From Emperor to Citizen: The Autobiography of Aisin-Gioro Pu Yi
- Author: Puyi Pujie (ghostwriter) Li Wenda (ghostwriter)
- Original title: 我的前半生
- Translator: William John Francis Jenner
- Language: Chinese
- Genre: Autobiography
- Publisher: Xinhua Bookstore
- Publication date: January, 1964
- Pages: 512
- ISBN: 978-0192820990

= From Emperor to Citizen =

Autobiography of Puyi, the last emperor of China

From Emperor to Citizen: The Autobiography of Aisin-Gioro Pu Yi (我的前半生, literally translated as The First Half of My Life), also titled The Last Manchu, is the autobiography of Puyi, credited both as Aisin-Gioro Pu Yi and Henry Pu Yi in English, the last emperor of China. The Bernardo Bertolucci film The Last Emperor is based on this book.
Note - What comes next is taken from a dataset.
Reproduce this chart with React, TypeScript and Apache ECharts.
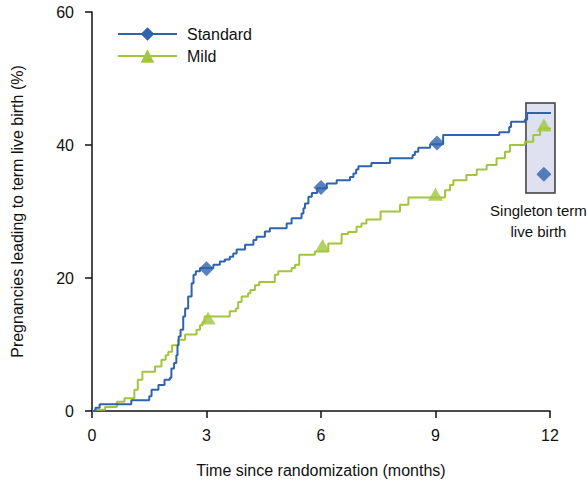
import React, { useEffect, useRef } from "react";
import * as echarts from "echarts";

// Kaplan–Meier style cumulative curves (time in months, % pregnancies)
const standardTimes = [0, 0.09, 0.2, 1.03, 1.5, 1.56, 1.74, 1.9, 2.04, 2.08, 2.15, 2.21, 2.24, 2.27, 2.32, 2.39, 2.44, 2.52, 2.61, 2.66, 2.72, 2.83, 3.18, 3.35, 3.48, 3.61, 3.7, 3.79, 4.01, 4.23, 4.31, 4.53, 4.66, 5.1, 5.23, 5.49, 5.54, 5.58, 5.67, 5.76, 5.9, 6.15, 6.41, 6.76, 6.85, 6.92, 6.98, 7.32, 7.81, 8.4, 8.46, 8.55, 8.86, 9.2, 10.67, 10.93, 10.98, 11.34, 11.4, 12.03];
const standardValues = [0, 0.5, 1.0, 1.6, 2.2, 3.2, 3.9, 4.7, 5.0, 6.4, 7.2, 8.4, 9.9, 11.2, 12.2, 14.2, 15.4, 17.2, 19.2, 20.5, 21.0, 21.5, 22.0, 22.5, 22.8, 23.2, 23.7, 24.3, 25.0, 25.7, 26.2, 27.0, 27.5, 28.2, 29.0, 29.7, 30.5, 31.2, 32.2, 32.8, 33.5, 34.2, 34.7, 35.2, 35.7, 36.3, 36.8, 37.3, 38.0, 38.5, 39.0, 39.6, 40.1, 41.5, 41.9, 42.7, 43.5, 43.8, 44.8, 44.8];

const mildTimes = [0, 0.08, 0.34, 0.65, 0.85, 1.11, 1.2, 1.32, 1.65, 1.82, 1.93, 2.0, 2.1, 2.26, 2.44, 2.74, 2.83, 2.9, 2.95, 3.61, 3.77, 3.83, 3.92, 4.09, 4.15, 4.27, 4.38, 4.79, 4.88, 5.23, 5.32, 5.43, 5.84, 6.19, 6.54, 6.71, 6.93, 7.06, 7.19, 7.56, 8.07, 8.29, 9.25, 9.38, 9.47, 9.81, 10.08, 10.34, 10.6, 10.82, 10.95, 11.34, 11.56, 11.74, 12.03];
const mildValues = [0, 0.2, 0.6, 1.4, 1.9, 3.2, 4.7, 5.9, 6.7, 7.7, 8.4, 8.9, 9.9, 10.7, 11.5, 12.2, 12.9, 13.4, 14.2, 15.0, 15.4, 16.4, 17.2, 17.7, 18.2, 18.9, 19.4, 20.5, 21.0, 21.5, 22.0, 23.5, 24.0, 25.2, 26.6, 26.9, 27.7, 28.2, 28.8, 30.0, 31.0, 32.1, 33.2, 34.0, 34.7, 35.5, 36.3, 37.0, 38.0, 39.0, 40.0, 40.5, 41.5, 42.5, 42.5];

// Markers
const standardMarkerX = [3, 6, 9.04, 11.84];
const standardMarkerY = [21.4, 33.6, 40.3, 35.6];
const mildMarkerX = [3.04, 6.04, 9.0, 11.84];
const mildMarkerY = [14.0, 24.9, 32.6, 43.0];

// Singleton term live birth box [x0, yTop, x1, yBottom]
const singletonBox = [11.37, 46.3, 12.13, 32.8];
const singletonLabel = "Singleton term\nlive birth";

const xTicks = [0, 3, 6, 9, 12];
const yTicks = [0, 20, 40, 60];
const seriesNames = ["Standard", "Mild"];

const BLUE = "#2f63ad";
const GREEN = "#a2c53c";
const FONT = "'Liberation Sans', Arial, sans-serif";

export default function App() {
  const ref = useRef<HTMLDivElement>(null);

  useEffect(() => {
    if (!ref.current) return;
    const chart = echarts.init(ref.current, undefined, { renderer: "svg" });
    const zip = (xs: number[], ys: number[]) => xs.map((x, i) => [x, ys[i]]);

    chart.setOption({
      animation: false,
      backgroundColor: "#ffffff",
      textStyle: { fontFamily: FONT },
      grid: { left: 92, right: 37, top: 12, bottom: 75, containLabel: false },
      legend: {
        orient: "vertical",
        left: 117,
        top: 26,
        padding: 0,
        itemWidth: 59,
        itemHeight: 17,
        itemGap: 6,
        data: seriesNames,
        textStyle: { fontFamily: FONT, fontSize: 16, color: "#111", padding: [0, 0, 0, 5] },
      },
      xAxis: {
        type: "value",
        min: xTicks[0],
        max: xTicks[xTicks.length - 1],
        interval: 3,
        name: "Time since randomization (months)",
        nameLocation: "middle",
        nameGap: 51,
        nameTextStyle: { fontFamily: FONT, fontSize: 16, color: "#111" },
        axisLine: { lineStyle: { color: "#111", width: 1.5 } },
        axisTick: { length: 7, lineStyle: { color: "#111", width: 1.5 } },
        axisLabel: { margin: 16, fontFamily: FONT, fontSize: 16, color: "#111" },
        splitLine: { show: false },
      },
      yAxis: {
        type: "value",
        min: yTicks[0],
        max: yTicks[yTicks.length - 1],
        interval: 20,
        name: "Pregnancies leading to term live birth (%)",
        nameLocation: "middle",
        nameGap: 67,
        nameRotate: 90,
        nameTextStyle: { fontFamily: FONT, fontSize: 16, color: "#111" },
        axisLine: { show: true, lineStyle: { color: "#111", width: 1.5 } },
        axisTick: { show: true, length: 7, lineStyle: { color: "#111", width: 1.5 } },
        axisLabel: { margin: 18, fontFamily: FONT, fontSize: 16, color: "#111" },
        splitLine: { show: false },
      },
      series: [
        {
          type: "custom",
          name: "box",
          silent: true,
          z: 1,
          clip: false,
          data: [singletonBox],
          renderItem: (_params: any, api: any) => {
            const p0 = api.coord([api.value(0), api.value(1)]);
            const p1 = api.coord([api.value(2), api.value(3)]);
            return {
              type: "group",
              children: [
                {
                  type: "rect",
                  shape: { x: p0[0], y: p0[1], width: p1[0] - p0[0], height: p1[1] - p0[1] },
                  style: { fill: "#dfe1f0", stroke: "#3a3a3a", lineWidth: 1.5 },
                },
                {
                  type: "text",
                  x: (p0[0] + p1[0]) / 2 - 2,
                  y: p1[1] + 7,
                  style: {
                    text: singletonLabel,
                    align: "center",
                    verticalAlign: "top",
                    fontFamily: FONT,
                    fontSize: 15,
                    lineHeight: 21,
                    fill: "#111",
                  },
                },
              ],
            };
          },
        },
        {
          type: "line",
          name: seriesNames[0],
          step: "end",
          data: zip(standardTimes, standardValues),
          showSymbol: false,
          symbol: "diamond",
          symbolSize: 14,
          lineStyle: { color: BLUE, width: 2 },
          itemStyle: { color: BLUE },
          z: 3,
        },
        {
          type: "line",
          name: seriesNames[1],
          step: "end",
          data: zip(mildTimes, mildValues),
          showSymbol: false,
          symbol: "triangle",
          symbolSize: 14,
          lineStyle: { color: GREEN, width: 2 },
          itemStyle: { color: GREEN },
          z: 2,
        },
        {
          type: "scatter",
          name: "standardMarkers",
          data: zip(standardMarkerX, standardMarkerY),
          symbol: "diamond",
          symbolSize: [15, 15],
          itemStyle: { color: BLUE },
          clip: false,
          z: 5,
        },
        {
          type: "scatter",
          name: "mildMarkers",
          data: zip(mildMarkerX, mildMarkerY),
          symbol: "triangle",
          symbolSize: [15, 13],
          itemStyle: { color: GREEN },
          clip: false,
          z: 4,
        },
      ],
    });

    return () => chart.dispose();
  }, []);

  return <div ref={ref} style={{ position: "absolute", left: 0, top: 0, width: 587, height: 486 }} />;
}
As of 2007, the book had sold over two million copies in China.

== History ==
In the late 1950s, while Puyi lived in Fushun War Criminals Management Centre, following the end of the Chinese Civil War, he began working on an autobiography, assisted by Pujie, his little brother. This version of the autobiography ended in 1957.

In 1959, a mimeographed copy of the book was sent to the Ministry of Public Security, and in January 1960, an edited version of the draft was published by Xinhua Bookstore. This first edition was released in two volumes.

Following the release of the first edition, Li Wenda (李文達), an editor, was contacted to compile the rest of the material into a second edition. In July and August 1960, Li began to do in-person research, such as visiting the Fushun War Criminals Management Centre and other places Puyi had lived. In doing so, he corrected historical errors that were present in the draft.

On August 15, 1961, several editorial board members of Xinhua held a meeting regarding the second edition of From Emperor to Citizen. During this meeting, Li outlined themes and planned revisions for the second edition. Following this, he worked closely with Puyi to finish the edition. The first draft was completed in early 1962. Later drafts included revisions based on consultation from Qing history experts. It was also alleged that Lao She contributed to the draft. This edition was eventually published in 1964.

In March 2004, the original draft, written by Puyi and Pujie, was rediscovered. A third edition, which included the rediscovered material, was published in 2007.

=== Legal conflict ===
As Li was primarily an editor, he was not credited on the second edition. However, in 1987, Li Shuxian, Puyi's wife at the time of his death, sued Li for control of the copyright of this edition. In 1989, the Beijing Intermediate People's Court, along with the Supreme People's Court, ruled in favor of Li, saying that due to him contributing significantly to the book, the copyright would be shared between him and Puyi. They also ruled that the 1960 first edition counted as an entirely different book for copyright purposes, due to the degree of differences between it and the second edition.

=== Banning ===
In 1968, From Emperor to Citizen was denounced by an anonymous pamphlet published in Guangzhou. This pamphlet denounced the book as supporting imperialism and vilifying Chinese communists. Later, in 1974, during the Cultural Revolution, the book was formally banned. Following the end of the Cultural Revolution, the book was unbanned.

=== Translation ===
From Emperor to Citizen was translated by William John Francis Jenner. The translation was based on the 1964 second edition. The translation was originally published in two volumes, in 1964 and 1965. It was later re-released as one volume in 1987. A second translation, edited by Paul Kramer, was published in 1965. Work on the second translation began before the Jenner version was published.

== Adaptation ==
In 1987, From Emperor to Citizen was adapted into film as The Last Emperor.